What the ego wants is to always be the winner, the holder of the ring of power, and what it always hates is to lose and be a loser. As reported in The New York Daily New’s review of My Way:
There was the night in 1967 when he ran up a $500,000 gambling debt at the Sands, where he was headlining, then disappeared for the weekend. He certainly didn’t come back apologetic.
Sinatra seized one of the golf carts used for luggage, plunked his wife, Mia Farrow, in the passenger seat, and drove it into the glass entryway, shattering it. Anka says Sinatra wasn’t angry at the moment, just very, very drunk. So drunk he kept trying to set fire to curtains in the lobby but couldn’t manage to start a blaze.
But soon afterward, Anka writes, Sinatra was furious enough to call for a hit on the manager of the Sands, Carl Cohen. Howard Hughes had taken over, and the game had changed. Sinatra was being refused his gratis markers, and he was used to getting $50,000 worth of free chips.
As Anka describes it, Sinatra jumped on a blackjack table, bringing all the action in the casino to a halt as he raged and cursed. Anka and Rizzo got him into the coffee shop, where Cohen showed up to make peace.
The first thing Sinatra did was hurl a chair at Cohen’s security guard. Still, Cohen tried to calm him, explaining that Hughes was in charge and certain things couldn’t be done. Sinatra responded by ripping away the tablecloth, spilling scalding hot coffee into Cohen’s lap.
So Cohen punched Sinatra in the face — and the singer’s dental caps flew out of his mouth.
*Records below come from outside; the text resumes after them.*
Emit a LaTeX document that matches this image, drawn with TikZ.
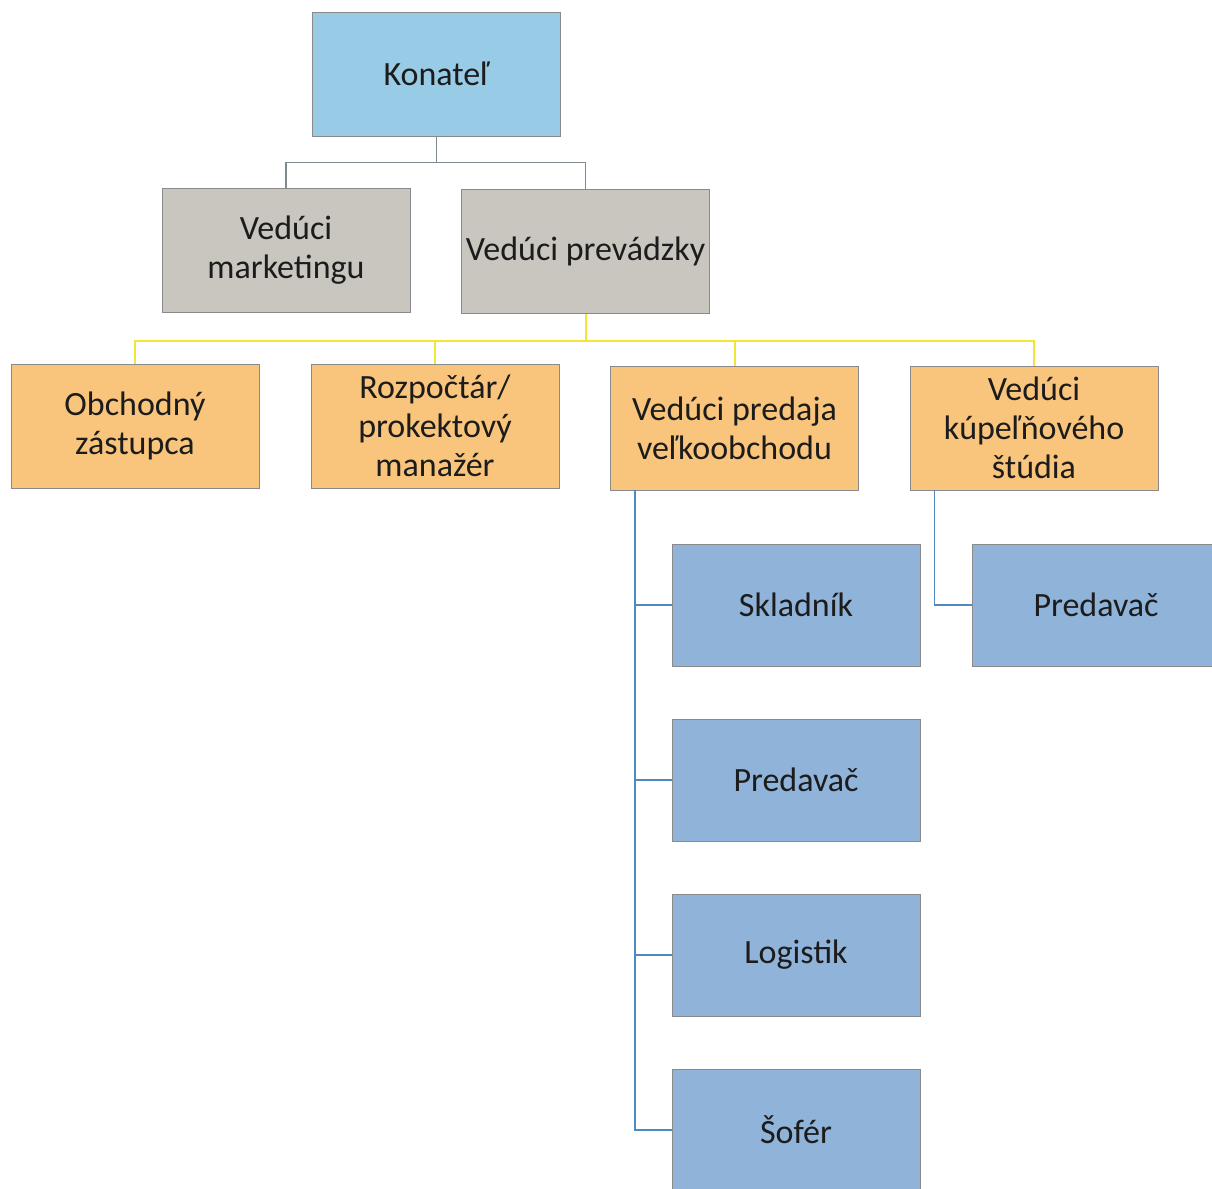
\documentclass[tikz,border=0pt]{standalone}
\usepackage{fontspec}
\setmainfont{Carlito}
\definecolor{cTop}{HTML}{98CCE6}
\definecolor{cGrey}{HTML}{C9C5BF}
\definecolor{cOrange}{HTML}{F9C57C}
\definecolor{cBlue}{HTML}{8FB3D9}
\definecolor{cEdge}{HTML}{8A8A8A}
\definecolor{lGrey}{HTML}{7E8A8E}
\definecolor{lYellow}{HTML}{F3E43C}
\definecolor{lBlue}{HTML}{4F89C2}
\definecolor{cText}{HTML}{1C1C1C}
\tikzset{
  box/.style={draw=cEdge, line width=0.8pt, minimum width=248pt, minimum height=124pt,
    inner sep=0pt, align=center, text=cText, font=\fontsize{34}{39}\selectfont},
  topbox/.style={box, fill=cTop},
  greybox/.style={box, fill=cGrey},
  orangebox/.style={box, fill=cOrange},
  bluebox/.style={box, fill=cBlue, minimum height=122pt},
  greyline/.style={draw=lGrey, line width=1.6pt},
  yellowline/.style={draw=lYellow, line width=2pt},
  blueline/.style={draw=lBlue, line width=1.6pt},
}
\begin{document}
\begin{tikzpicture}[x=1pt,y=-1pt]
\useasboundingbox (0,0) rectangle (1212,1188);
% nodes
\node[topbox] (kon) at (436.5,74) {Konateľ};
\node[greybox] (vm) at (286,250) {Vedúci\\marketingu};
\node[greybox] (vp) at (585.5,251.5) {Vedúci prevádzky};
\node[orangebox] (oz) at (135,426) {Obchodný\\zástupca};
\node[orangebox] (rp) at (435,426) {Rozpočtár/\\prokektový\\manažér};
\node[orangebox] (vpr) at (734.5,428) {Vedúci predaja\\veľkoobchodu};
\node[orangebox] (vks) at (1034,428) {Vedúci\\kúpeľňového\\štúdia};
\node[bluebox] (skl) at (796,605) {Skladník};
\node[bluebox] (pr1) at (796,780) {Predavač};
\node[bluebox] (log) at (796,955) {Logistik};
\node[bluebox] (sof) at (796,1130) {Šofér};
\node[bluebox] (pr2) at (1096,605) {Predavač};
% connectors
\coordinate (g1) at ([yshift=-26pt]kon.south);
\draw[greyline] (kon.south) -- (g1) -| (vm.north);
\draw[greyline] (g1) -| (vp.north);
\coordinate (y1) at ([yshift=-27pt]vp.south);
\draw[yellowline] (vp.south) -- (y1);
\draw[yellowline] (y1) -| (oz.north);
\draw[yellowline] (y1) -| (rp.north);
\draw[yellowline] (y1) -| (vpr.north);
\draw[yellowline] (y1) -| (vks.north);
\coordinate (b1) at ([xshift=25pt]vpr.south west);
\draw[blueline] (b1) |- (skl.west);
\draw[blueline] (b1) |- (pr1.west);
\draw[blueline] (b1) |- (log.west);
\draw[blueline] (b1) |- (sof.west);
\coordinate (b2) at ([xshift=25pt]vks.south west);
\draw[blueline] (b2) |- (pr2.west);
\end{tikzpicture}
\end{document}
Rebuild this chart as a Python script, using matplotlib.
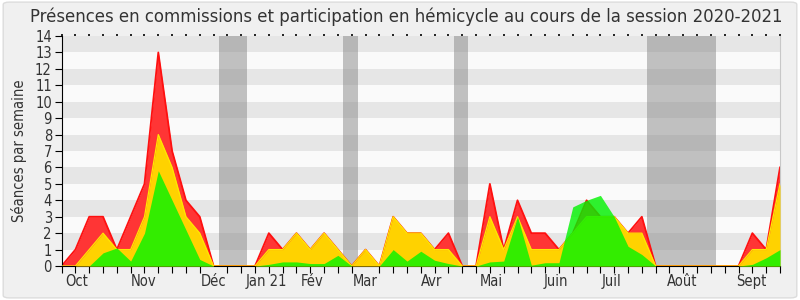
import matplotlib
matplotlib.use("Agg")
import matplotlib.pyplot as plt
from matplotlib.patches import FancyBboxPatch
import numpy as np

# ---- data (one value per week, 53 weeks) ----
red_total = [0, 1, 3, 3, 1, 3, 5, 13, 7, 4, 3, 0, 0, 0,
             0, 2, 1, 2, 1, 2, 1, 0, 1, 0, 3, 2, 2, 1, 2, 0,
             0, 5, 1, 4, 2, 2, 1, 2, 4, 3, 3, 2, 3, 0,
             0, 0, 0, 0, 0, 0, 2, 1, 6]
yellow_vals = [0, 0, 1, 2, 1, 1, 3, 8, 6, 3, 2, 0, 0, 0,
               0, 1, 1, 2, 1, 2, 1, 0, 1, 0, 3, 2, 2, 1, 1, 0,
               0, 3, 1, 3, 1, 1, 1, 2, 3, 3, 3, 2, 2, 0,
               0, 0, 0, 0, 0, 0, 1, 1, 5]
green_vals = [0, 0, 0, 0.8, 1.1, 0.3, 2, 5.8, 4, 2.2, 0.4, 0, 0, 0,
              0, 0.1, 0.25, 0.25, 0.15, 0.15, 0.65, 0, 0, 0, 1.0, 0.3, 0.9, 0.35, 0.15, 0,
              0, 0.25, 0.3, 3, 0.05, 0.2, 0.2, 3.6, 4.0, 4.3, 3, 1.2, 0.7, 0,
              0, 0, 0, 0, 0, 0, 0.1, 0.5, 1.0]
vacances = [(11.4, 13.4), (20.4, 21.45), (28.4, 29.4), (42.4, 47.4)]
month_labels = ["Oct", "Nov", "Déc", "Jan 21", "Fév", "Mar", "Avr", "Mai",
                "Juin", "Juil", "Août", "Sept"]
month_pos = [1.1, 5.9, 11.0, 14.8, 18.1, 22.0, 26.8, 31.1, 35.8, 39.8, 44.9, 49.9]
title = "Présences en commissions et participation en hémicycle au cours de la session 2020-2021"
ylabel = "Séances par semaine"

weeks = np.arange(len(red_total))

fig = plt.figure(figsize=(8, 3), dpi=100, facecolor="white")
bg = FancyBboxPatch((0.004, 0.007), 0.992, 0.986, boxstyle="round,pad=0,rounding_size=0.008",
                    transform=fig.transFigure, facecolor="#f0f0f0", edgecolor="#dcdcdc",
                    linewidth=1, zorder=-10)
fig.patches.append(bg)

ax = fig.add_axes([0.077, 0.1133, 0.898, 0.7667])
ax.set_facecolor("#fafafa")
for k in range(1, 14, 2):
    ax.axhspan(k, k + 1, color="#e6e6e6", lw=0, zorder=0)
for a, b in vacances:
    ax.axvspan(a, b, color="#888888", alpha=0.5, lw=0, zorder=1)

ax.fill_between(weeks, 0, red_total, color="#ff3535", lw=0, zorder=2)
ax.plot(weeks, red_total, color="#ff1010", lw=1.3, zorder=2.5)
ax.fill_between(weeks, 0, yellow_vals, color="#ffd200", lw=0, zorder=3)
ax.plot(weeks, yellow_vals, color="#ffe800", lw=0.9, zorder=3.5)
ax.fill_between(weeks, 0, green_vals, color=(0.0, 0.957, 0.0), alpha=0.8, lw=0, zorder=4)

ax.set_xlim(0, 52)
ax.set_ylim(0, 14)
ax.set_yticks(range(0, 15))
ax.set_xticks(month_pos)
ax.set_xticklabels(month_labels)
ax.set_xticks(weeks, minor=True)
ax.tick_params(axis="x", which="major", length=0, pad=5.5, labelsize=10.5, colors="#333333")
ax.tick_params(axis="x", which="minor", length=5, direction="out", color="black", width=0.8)
ax.tick_params(axis="y", which="major", length=5, direction="out", width=0.8,
               labelsize=10.5, labelcolor="#333333", pad=2)
for lab in ax.get_xticklabels() + ax.get_yticklabels():
    lab.set_fontstretch("condensed")

# small tick dots along the top edge
top = ax.secondary_xaxis("top")
top.set_xticks(weeks)
top.tick_params(axis="x", length=1.5, width=1.2, direction="out", color="black",
                labeltop=False)
top.spines["top"].set_visible(False)

ax.spines["top"].set_visible(False)
ax.spines["right"].set_color("#c8c8c8")
ax.spines["left"].set_color("black")
ax.spines["bottom"].set_color("black")

ax.set_ylabel(ylabel, fontsize=10.5, color="#333333", labelpad=6, fontstretch="condensed")
fig.text(0.508, 0.945, title, ha="center", va="center", fontsize=13.2, color="#333333",
         fontstretch="condensed")

fig.savefig("out.png", dpi=100, facecolor=fig.get_facecolor())
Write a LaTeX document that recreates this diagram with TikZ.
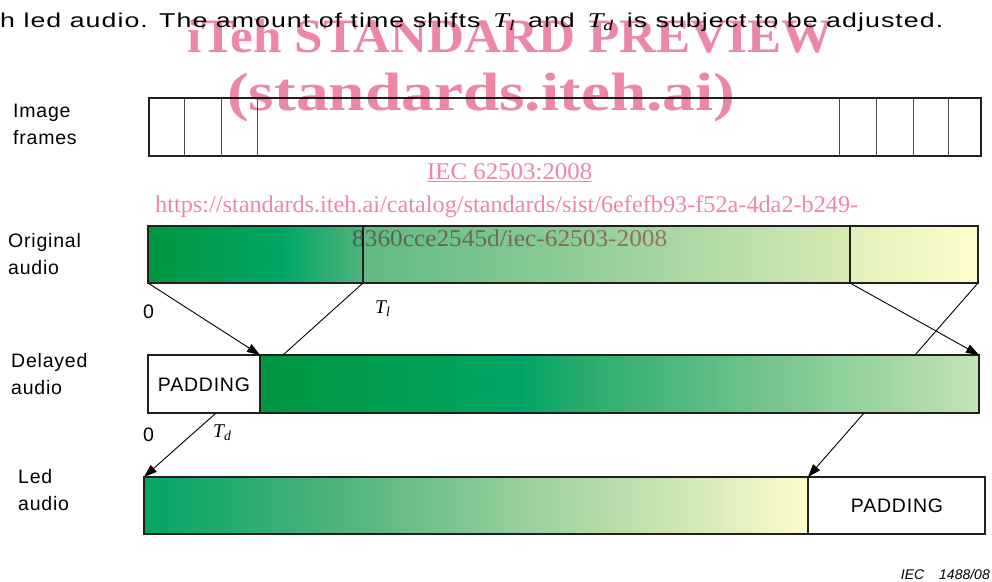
\documentclass[tikz,border=0pt]{standalone}
\usepackage{fontspec}
\usepackage{graphicx}
\setmainfont{Liberation Sans}
\newfontfamily\tnr{Liberation Serif}
\usetikzlibrary{arrows.meta}

\definecolor{wm}{RGB}{236,135,165}
\definecolor{lineblk}{RGB}{35,31,32}
\definecolor{gA}{RGB}{0,150,64}
\definecolor{gB}{RGB}{0,166,100}
\definecolor{gC}{RGB}{80,180,125}
\definecolor{gD}{RGB}{95,186,130}
\definecolor{gE}{RGB}{140,203,150}
\definecolor{gF}{RGB}{215,234,180}
\definecolor{gG}{RGB}{225,240,188}
\definecolor{gH}{RGB}{255,252,205}
\definecolor{gI}{RGB}{40,172,110}
\definecolor{gJ}{RGB}{115,196,142}
\definecolor{gK}{RGB}{195,228,178}
\definecolor{gL}{RGB}{160,210,160}
\definecolor{gM}{RGB}{215,235,185}

\pgfdeclarehorizontalshading{oneS}{100bp}{color(0bp)=(gA); color(25bp)=(gA); color(56bp)=(gB); color(75bp)=(gC); color(100bp)=(gC)}
\pgfdeclarehorizontalshading{twoS}{100bp}{color(0bp)=(gD); color(25bp)=(gD); color(45.5bp)=(gE); color(75bp)=(gF); color(100bp)=(gF)}
\pgfdeclarehorizontalshading{threeS}{100bp}{color(0bp)=(gG); color(25bp)=(gG); color(75bp)=(gH); color(100bp)=(gH)}
\pgfdeclarehorizontalshading{delS}{100bp}{color(0bp)=(gA); color(25bp)=(gA); color(43bp)=(gB); color(47.5bp)=(gI); color(60bp)=(gJ); color(75bp)=(gK); color(100bp)=(gK)}
\pgfdeclarehorizontalshading{ledS}{100bp}{color(0bp)=(gB); color(25bp)=(gB); color(40bp)=(gC); color(55bp)=(gL); color(67.5bp)=(gM); color(75bp)=(gH); color(100bp)=(gH)}

\newcommand\labfont{\fontsize{19.5}{27.5}\selectfont\addfontfeatures{LetterSpace=4}}
\newcommand\twol[2]{\begin{tabular}[t]{@{}l@{}}#1\\#2\end{tabular}}
\newcommand\Tsub[1]{{\tnr\itshape T\textsubscript{#1}}}

\begin{document}
\begin{tikzpicture}[x=1pt,y=-1pt,
  bar/.style={draw=lineblk, line width=1.8pt, inner sep=0pt, outer sep=0pt, anchor=north west},
  lab/.style={font=\labfont, anchor=base west, inner sep=0pt},
  conn/.style={draw=black, line width=0.9pt},
  arr/.style={conn, -{Triangle[length=13pt,width=9pt]}},
  divider/.style={draw=black!70, line width=1pt},
  wmark/.style={text=wm, inner sep=0pt, anchor=base west, blend mode=multiply}]
\useasboundingbox (0,0) rectangle (992,581);

% title line
\node[anchor=base west, inner sep=0pt] (title) at (0,27)
  {\resizebox{943pt}{\height}{\fontsize{20}{22}\selectfont\addfontfeatures{LetterSpace=4}h led audio. The amount of time shifts \,{\fontsize{21}{22}\selectfont\Tsub{l}}\, and \,{\fontsize{21}{22}\selectfont\Tsub{d}}\, is subject to be adjusted.}};

% image frames
\node[bar, minimum width=832pt, minimum height=58pt] (frames) at (149,98) {};
\foreach \x in {184,221,257,839,876,913,948}
  \draw[divider] (\x,98) -- (\x,156);

% original audio
\node[bar, shade, shading=oneS, minimum width=215pt, minimum height=57pt] (o1) at (148,226) {};
\node[bar, shade, shading=twoS, minimum width=487pt, minimum height=57pt] (o2) at (363,226) {};
\node[bar, shade, shading=threeS, minimum width=128pt, minimum height=57pt] (o3) at (850,226) {};

% delayed audio
\node[bar, fill=white, minimum width=112pt, minimum height=58pt] (dpad) at (148,355) {};
\node[font=\labfont, inner sep=0pt] (dpadtxt) at (204,385) {PADDING};
\node[bar, shade, shading=delS, minimum width=719pt, minimum height=58pt] (dgreen) at (260,355) {};

% led audio
\node[bar, shade, shading=ledS, minimum width=664pt, minimum height=57pt] (lgreen) at (144,477) {};
\node[bar, fill=white, minimum width=177pt, minimum height=57pt] (lpad) at (808,477) {};
\node[font=\labfont, inner sep=0pt] (lpadtxt) at (897,506) {PADDING};

% row labels
\node[lab] (limg) at (13,117) {\twol{Image}{frames}};
\node[lab] (lorig) at (8,247) {\twol{Original}{audio}};
\node[lab] (ldel) at (11,367) {\twol{Delayed}{audio}};
\node[lab] (lled) at (18,483) {\twol{Led}{audio}};

% time labels
\node[lab, anchor=base] (z1) at (148.5,318) {0};
\node[lab, anchor=base] (z2) at (148.5,441) {0};
\node[anchor=base west, inner sep=0pt, font=\fontsize{19.5}{22}\selectfont] (tl) at (375,313) {\Tsub{l}};
\node[anchor=base west, inner sep=0pt, font=\fontsize{19.5}{22}\selectfont] (td) at (213,437) {\Tsub{d}};

% connector end points on bar edges
\coordinate (dTl) at (283,355);
\coordinate (dEnd) at (915,355);
\coordinate (dPadB) at (216,413);
\coordinate (dEndB) at (864,413);

% connectors
\draw[arr] (o1.south west) -- (dgreen.north west);
\draw[conn] (o1.south east) -- (dTl);
\draw[arr] (o3.south west) -- (dgreen.north east);
\draw[conn] (o3.south east) -- (dEnd);
\draw[arr] (dPadB) -- (lgreen.north west);
\draw[arr] (dEndB) -- (lpad.north west);

% figure number
\node[anchor=base east, inner sep=0pt, font=\fontsize{14}{16}\selectfont\itshape] (iec) at (990,579) {IEC\hspace{15pt}1488/08};

% watermark
\node[wmark] (wm1) at (187,52) {\resizebox{646pt}{\height}{\fontsize{48}{50}\selectfont\tnr\bfseries iTeh STANDARD PREVIEW}};
\node[wmark] (wm2) at (227,110) {\resizebox{508pt}{\height}{\fontsize{54}{58}\selectfont\tnr\bfseries (standards.iteh.ai)}};
\node[wmark] (wm3) at (427,179) {\resizebox{165pt}{\height}{\fontsize{24}{28}\selectfont\tnr\underline{IEC 62503:2008}}};
\node[wmark] (wm4) at (155,212) {\resizebox{703pt}{\height}{\fontsize{24}{28}\selectfont\tnr https://standards.iteh.ai/catalog/standards/sist/6efefb93-f52a-4da2-b249-}};
\node[wmark] (wm5) at (352,246) {\resizebox{315pt}{\height}{\fontsize{24}{28}\selectfont\tnr 8360cce2545d/iec-62503-2008}};
\end{tikzpicture}
\end{document}
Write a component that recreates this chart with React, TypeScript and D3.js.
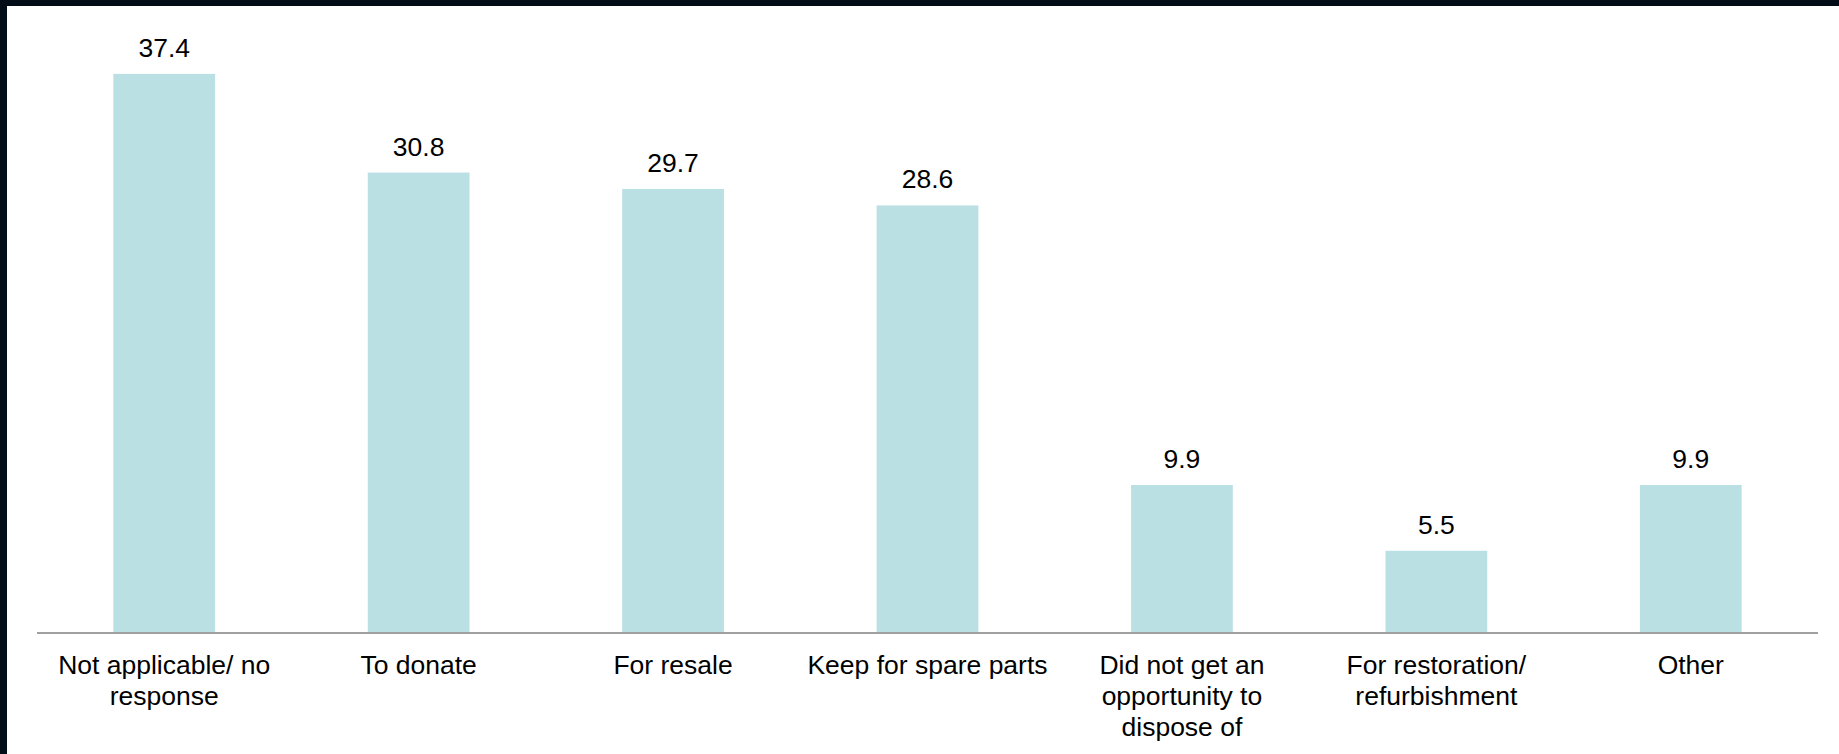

Anka helped hustle Sinatra out before the cops arrived; he was quickly on a Learjet to L.A., where he got his teeth done and plotted revenge.
“He puts the word out to the boys he wants Carl dead,” Anka writes.
But the boys said no.
“You have to understand, the mob still ran the place, and Carl was one of the boys from Cleveland,” Anka writes.
“Frank was a singer, who may have all these mob connections but he wasn’t a mob guy. He was an entertainer.”
Sinatra started talking retirement. He was fed up and done. There would be one more album. Over dinner, he reminded
Anka that long ago he had promised to write a song for him.
So with a dispirited Sinatra ready to cash in his chips very much on his mind, Anka wrote “My Way,” using the melody to a French song that he’d bought the rights to. Sinatra released it in 1969 — and Ol’ Blue Eyes was back.
By the end of Sinatra’s career, according to Anka, things got really sad:
The show was definitely coming to an end, and the last act was sad. It got to the point where Anka stopped going to see Sinatra perform since it was too painful to watch him fumble for lyrics or forget to put on his wig as he did one night.
“It was a tragic end to a brilliant career,” he writes.
One of the last times they had dinner, Sinatra told him how much he had wanted to play Marlon Brando’s role in “The Godfather.” Sinatra got very worked up about it. “He had become a lost soul,” says Anka.
And so this is why I think Sinatra’s last words are the greatest ever spoken, the ultimate coda to the path of My Way, a path that in just two words captures the essential stance of the ego: My Way. And then, in his last moment, and also in exactly two words, Frank reveals, with total frankness, the ego’s experience of death, the ultimate conclusion of the My Way path.
For what Jung called the Self, death is an emergence, but for the ego it is the ultimate emergency, the loss of all the toys, the cashing in of all the chips, the grasping will reaching for the gold ring and coming up empty handed—nada, nothing, the big, fat, ultimate and everlasting zero, the gilded winner become the eternal loser, grasping one final time for the Precious as it falls in slow motion, irresistibly, ineluctably, irrevocably, irretrievably, irreconcilably, irreparably, irreplaceably, irreversibly, into the volcanic magma at the bottom of the Cracks of Doom.